Creating well-being

I wanted to save this post from MinEmergent to ponder through Easter….
Is our primary responsibility to ourselves or to the world? When it comes to creating peace there is only one answer that makes sense. I need to be in peace myself before I can possibly help anyone else to be in peace. I have heard this countered like this: helping others has the result of also helping ourselves. But that is a fallacy. Dirty water cannot make other water clean. A hungry person cannot feed a starving person. The blind cannot lead the blind. It was not God’s intent that we should come into the world and suffer greatly for the sake of others who are also suffering greatly. That’s ridiculous. Suffering creates more suffering. But, healing creates more healing. It works the other way too. Well-being creates more well-being. It’s contagious, just like suffering is. We are all holding up a tent pole underneath a heavy canvas tarp. The higher I raise my own tent pole the easier it is for the person next to me to raise his or hers.
Stephen Muires

Basics closeup

Amazing how you see the flaws close-up but the overall picture can still be great. A reminder to work on the details but never lose sight of the big picture.

Basic stitching

Warmed up my color muscles, then on to the stitching muscles in the hands, feet, and mind. Some day these will warm up Christmas cards. (Hopefully in 2012)

Old basics

Another way to free up creativity is small pieces. Cleaning up the studio I put away a collection of fabric and fused plastic from this palette from summer of 2011.

Back to basics

Bottled-up creativity remains quiescent until an outlet is created. Returning to the basics frees the muscles to remember paths once followed and frees the mind to imagine new ones. A stash in need of cleaning, fingers in need of freeing, and a gift not needed combine to form these simple table centers, ready for hospitality.

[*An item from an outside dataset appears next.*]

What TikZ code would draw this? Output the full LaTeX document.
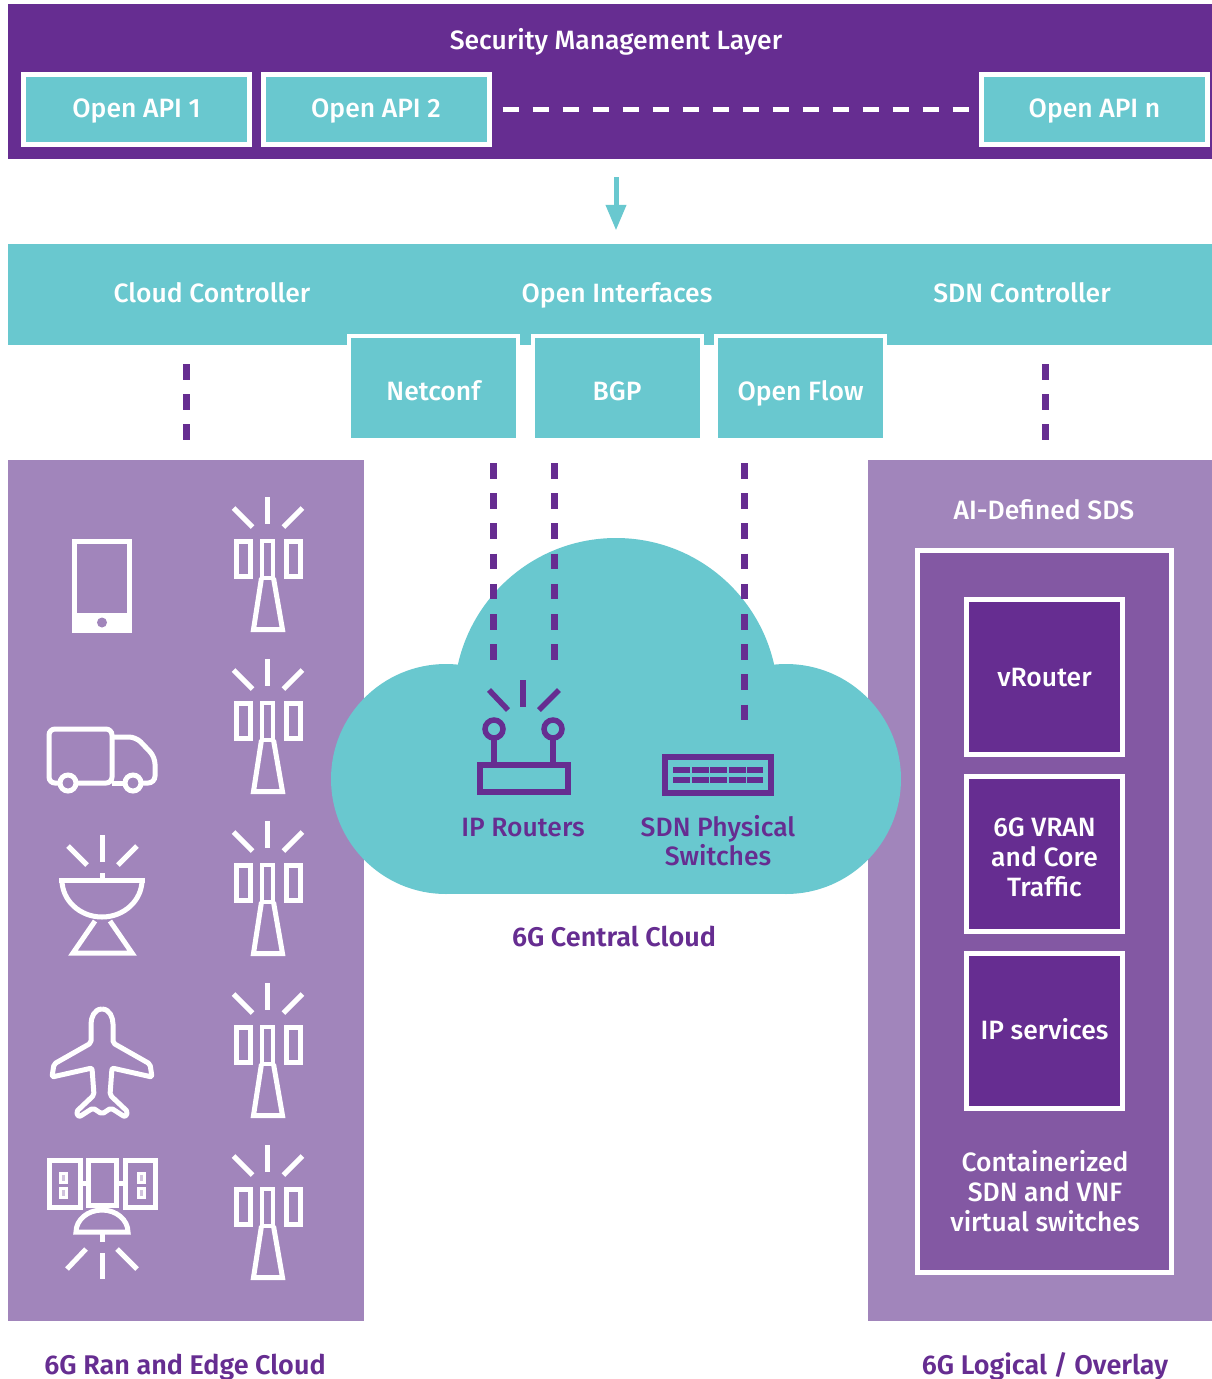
\documentclass[tikz,border=0pt]{standalone}
\usepackage{fontspec}
\setmainfont{Fira Sans}[UprightFont=* Medium, BoldFont=* SemiBold]
\usetikzlibrary{shapes.geometric, arrows}
\definecolor{darkpurple}{HTML}{662D91}
\definecolor{midpurple}{HTML}{8358A3}
\definecolor{lavender}{HTML}{A185BB}
\definecolor{aqua}{HTML}{69C8CF}
\tikzstyle{bar} = [rectangle, inner sep=0pt, text centered]
\tikzstyle{oneline} = [text height=18.3pt, text depth=0pt]
\tikzstyle{label} = [inner sep=0pt, text=white, font=\fontsize{26.5}{30}\selectfont, align=center]
\tikzstyle{caption} = [inner sep=0pt, text=darkpurple, font=\fontsize{27}{29}\selectfont\bfseries, align=center]
\tikzstyle{apibox} = [rectangle, inner sep=0pt, minimum width=226pt, minimum height=70pt, draw=white, line width=5pt, fill=aqua, text=white, text height=16.4pt, text depth=0pt, font=\fontsize{26.5}{30}\selectfont]
\tikzstyle{protobox} = [rectangle, inner sep=0pt, minimum width=169pt, minimum height=104pt, draw=white, line width=4pt, fill=aqua, text=white, text height=24pt, text depth=0pt, font=\fontsize{26.5}{30}\selectfont]
\tikzstyle{funcbox} = [rectangle, inner sep=0pt, minimum width=156pt, minimum height=155pt, draw=white, line width=5pt, fill=darkpurple, text=white, align=center, font=\fontsize{26.5}{30}\selectfont]
\tikzstyle{arrow} = [line width=5pt, aqua, ->, >=triangle 45]
\tikzstyle{whitedash} = [line width=5pt, white, dash pattern=on 16pt off 14pt]
\tikzstyle{purpledash} = [line width=7pt, darkpurple, dash pattern=on 15.5pt off 14.7pt]
\tikzstyle{iconw} = [draw=white, line width=5pt]
\tikzstyle{iconp} = [draw=darkpurple, line width=5.5pt]
\tikzset{
	rays/.pic={
		\draw [iconw] (0,0) -- (0,27);
		\draw [iconw] (-34,11) -- (-15,30);
		\draw [iconw] (35,11) -- (16,30);
	},
	tower/.pic={
		\pic at (0,0) {rays};
		\draw [iconw] (-31.5,44.5) rectangle (-17,79);
		\draw [iconw, line width=4pt] (-5.5,44) rectangle (5.5,81);
		\draw [iconw] (18.5,44.5) rectangle (33,79);
		\draw [iconw, line join=miter] (-6,81) -- (-14,132.5) -- (15,132.5) -- (6,81);
	}
}
\begin{document}
\begin{tikzpicture}[x=1pt, y=-1pt, node distance=100pt]
	\useasboundingbox (0,0) rectangle (1212,1379);
	\fill [white] (0,0) rectangle (1212,1379);
	\node (secbar) [bar, fill=darkpurple, minimum width=1204pt, minimum height=155pt] at (610,81.5) {};
	\node (seclabel) [label, oneline] at (616,40) {Security Management Layer};
	\node (api1) [apibox] at (136.5,109) {Open API 1};
	\node (api2) [apibox, right of=api1, xshift=139.5pt] {Open API 2};
	\node (apin) [apibox] at (1094.5,109) {Open API n};
	\draw [whitedash] ([xshift=11pt]api2.east) -- ([xshift=-9pt]apin.west);
	
	\node (ctrlbar) [bar, fill=aqua, minimum width=1204pt, minimum height=101pt] at (610,294.5) {};
	\draw [arrow, shorten <=18pt, shorten >=14pt] (secbar.south -| seclabel) -- (ctrlbar.north -| seclabel);
	\node (cloudctrl) [label, oneline] at (212,293) {Cloud Controller};
	\node (openif) [label, oneline] at (617,293) {Open Interfaces};
	\node (sdnctrl) [label, oneline] at (1022,293) {SDN Controller};
	\node (netconf) [protobox] at (433.5,388) {Netconf};
	\node (bgp) [protobox, right of=netconf, xshift=83.5pt] {BGP};
	\node (openflow) [protobox, right of=bgp, xshift=83.5pt] {Open Flow};
	
	\node (ranpanel) [bar, fill=lavender, minimum width=356pt, minimum height=861pt] at (186,890.5) {};
	\node (sdspanel) [bar, fill=lavender, minimum width=344pt, minimum height=861pt] at (1040,890.5) {};
	\coordinate (rantop) at (186,364);
	\coordinate (ranend) at (186,440);
	\coordinate (sdstop) at (1045,364);
	\coordinate (sdsend) at (1045,440);
	\draw [purpledash] (rantop) -- (ranend);
	\draw [purpledash] (sdstop) -- (sdsend);
	
	\fill [aqua] (616,700) circle (162);
	\fill [aqua] (446,779) circle (115);
	\fill [aqua] (786,779) circle (115);
	\fill [aqua] (446,700) rectangle (786,894);
	\coordinate (dash1a) at (493,463);
	\coordinate (dash1b) at (493,660);
	\coordinate (dash2a) at (554,463);
	\coordinate (dash2b) at (554,660);
	\coordinate (dash3a) at (744,463);
	\coordinate (dash3b) at (744,720);
	\draw [purpledash] (dash1a) -- (dash1b);
	\draw [purpledash] (dash2a) -- (dash2b);
	\draw [purpledash] (dash3a) -- (dash3b);
	
	% router
	\draw [iconp] (523,680) -- (523,707);
	\draw [iconp] (489,690) -- (508,710);
	\draw [iconp] (559,690) -- (539,710);
	\draw [iconp] (494,729) circle (9);
	\draw [iconp] (553,729) circle (9);
	\draw [iconp] (494,738) -- (494,765);
	\draw [iconp] (553,738) -- (553,765);
	\draw [iconp] (480,765) rectangle (568,792);
	% switch
	\draw [iconp] (665,757) rectangle (771,793);
	\draw [line width=6pt, darkpurple, dash pattern=on 17pt off 1.5pt] (673,770) -- (763,770);
	\draw [line width=6pt, darkpurple, dash pattern=on 17pt off 1.5pt] (673,780) -- (763,780);
	\node (iprouters) [label, text=darkpurple, oneline] at (523,827) {IP Routers};
	\node (sdnswitch) [label, text=darkpurple, font=\fontsize{26.5}{29}\selectfont] at (718,841) {SDN Physical\\Switches};
	\node (central) [caption, oneline] at (614,937) {6G Central Cloud};
	
	% towers
	\pic at (267.5,497) {tower};
	\pic at (267.5,659) {tower};
	\pic at (267.5,821) {tower};
	\pic at (267.5,983) {tower};
	\pic at (267.5,1145) {tower};
	% tablet
	\draw [iconw] (74.5,541.5) rectangle (129.5,630.5);
	\fill [white] (74,613) rectangle (130,631);
	\fill [lavender] (102,622.5) circle (5);
	% truck
	\draw [iconw, rounded corners=6pt] (60,783) -- (49,783) -- (49,729) -- (112,729) -- (112,783) -- (76,783);
	\draw [iconw, rounded corners=7pt] (112,737) -- (136,737) -- (155,757) -- (155,783) -- (141,783);
	\draw [iconw] (125,783) -- (112,783);
	\draw [iconw] (68,783) circle (8);
	\draw [iconw] (133,783) circle (8);
	% dish
	\pic at (102,835) {rays};
	\draw [iconw] (102,873) -- (102,880);
	\draw [iconw] (59,880.5) -- (145,880.5);
	\draw [iconw] (62,880) arc (180:0:40 and 37);
	\draw [iconw] (95,921) -- (73,953) -- (132,953) -- (110,921);
	% plane
	\draw [iconw, line join=round, rounded corners=2pt] (102,1009) .. controls (94,1009) and (91,1018) .. (91,1026) -- (91,1043) -- (54,1064) -- (52,1077) -- (92,1068) -- (94,1095) -- (76,1112) -- (79,1117) -- (93,1108) -- (102,1114) -- (111,1108) -- (125,1117) -- (128,1112) -- (110,1095) -- (112,1068) -- (152,1077) -- (150,1064) -- (113,1043) -- (113,1026) .. controls (113,1018) and (110,1009) .. (102,1009);
	% satellite
	\draw [iconw] (49.5,1160.5) rectangle (80,1207);
	\draw [iconw] (88.5,1160.5) rectangle (116.5,1205);
	\draw [iconw] (125,1160.5) rectangle (155,1207);
	\draw [iconw] (80,1183) -- (88,1183);
	\draw [iconw] (117,1183) -- (125,1183);
	\draw [draw=white, fill=white!50!lavender, line width=3pt] (60,1173.5) rectangle (66,1182);
	\draw [draw=white, fill=white!50!lavender, line width=3pt] (60,1188.5) rectangle (66,1197);
	\draw [draw=white, fill=white!50!lavender, line width=3pt] (138,1173.5) rectangle (144,1182);
	\draw [draw=white, fill=white!50!lavender, line width=3pt] (138,1188.5) rectangle (144,1197);
	\draw [iconw] (76,1232) arc (180:360:26 and 22) -- cycle;
	\draw [iconw] (102,1234) -- (102,1242);
	\draw [iconw] (102,1253) -- (102,1279);
	\draw [iconw] (86,1249) -- (67,1269);
	\draw [iconw] (117,1249) -- (137,1269);
	
	\node (sdstitle) [label, oneline] at (1044,510) {AI-Defined SDS};
	\node (sdsbox) [rectangle, inner sep=0pt, minimum width=254pt, minimum height=722pt, draw=white, line width=5pt, fill=midpurple] at (1044.5,911.5) {};
	\node (vrouter) [funcbox, oneline] at (1044.5,677) {vRouter};
	\node (vran) [funcbox, below of=vrouter, yshift=-76.5pt] {};
	\node (vrantext) [label] at ([yshift=-3.5pt]vran) {6G VRAN\\and Core\\Traffic};
	\node (ipserv) [funcbox, oneline, below of=vran, yshift=-77pt] {IP services};
	\node (contain) [label] at (1045,1191) {Containerized\\SDN and VNF\\virtual switches};
	
	\node (rancap) [caption, oneline] at (185,1365) {6G Ran and Edge Cloud};
	\node (logcap) [caption, oneline] at (1045,1365) {6G Logical / Overlay};
\end{tikzpicture}
\end{document}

Hands and imagination shaking off the accumulated rust of doing what is needed, to do it just for fun!

Working on the basics

This weekend I had the urge to create something – BUT our studio looked scrambled by a whirlwind. Too many projects, too many unfinished projects, too little clean up. I spent time gathering up the remnants of projects, enjoying the colors and designs and fabric collections and pondering what I had learned from each one. Then I organized my fabric so that I can jump into the new quilt series in my head that is clamoring to be started.

Life is sometimes like my studio. I don’t get things done because I let other things get in the way, sometimes the fear of finishing something and not being satisfied with it. I want to find the courage to finish more things.

More water

The original theme was water, but it needed a focal point I thought.  Decided to do a rock (which looks more like an open tomb) as had just finished our Wisdom installation at church, and had images of doorways to wisdom anchored in rocks in my head. How can wisdom be solid and yet grow? I started with oil pastels – next time I will use watercolor pastels on top of water color! Still unfinished.

Christ’s presence

Our arts and worship class pondered wisdom and the presence of wisdom. We looked at how Christ embodies wisdom. Here is a quote from “Becoming a Blessed Church” by N. Graham Standish that I’m thinking about this morning.

How do we preach Christ’s presence? We do so by constantly and consistently saying to people, “Look, there’s Christ in your midst, and there, and there, and there!” We do it by showing people that even if they are in darkness, they can find Christ’s light shining through the love of a family member, the kindness of a friend, a phrase in a book, or the inspiration form a song. We can also preach Christ’s presence by reminding people that Christ is in Scripture, in the sacraments, and in all of worship. We preach Christ’s presence by pointing to the incarnation of Christ in everything: our sufferings, our joys, our relationships, and our hearts.

Water unfinished

I’ve been puzzling about connectedness of things, the thin veil between our world and God’s world. This is an unfinished piece waiting for a bit more inspiration.

Wisdom: before the earth came to be

I’m sewing a fabric installation that we created in our January interim “Worship and the Arts” Sunday School class. What great energy and creativity I experienced as we dialogued about wisdom and faith! This small piece was the inspiration for a piece of our larger installation …. a color play I did over Christmas break in lovely warm Christmas colors that we translated into slightly brighter colors to evoke the variety of seasons of our life here on this earth.

A copy of this piece also formed the backdrop for “Welcome wisdom”.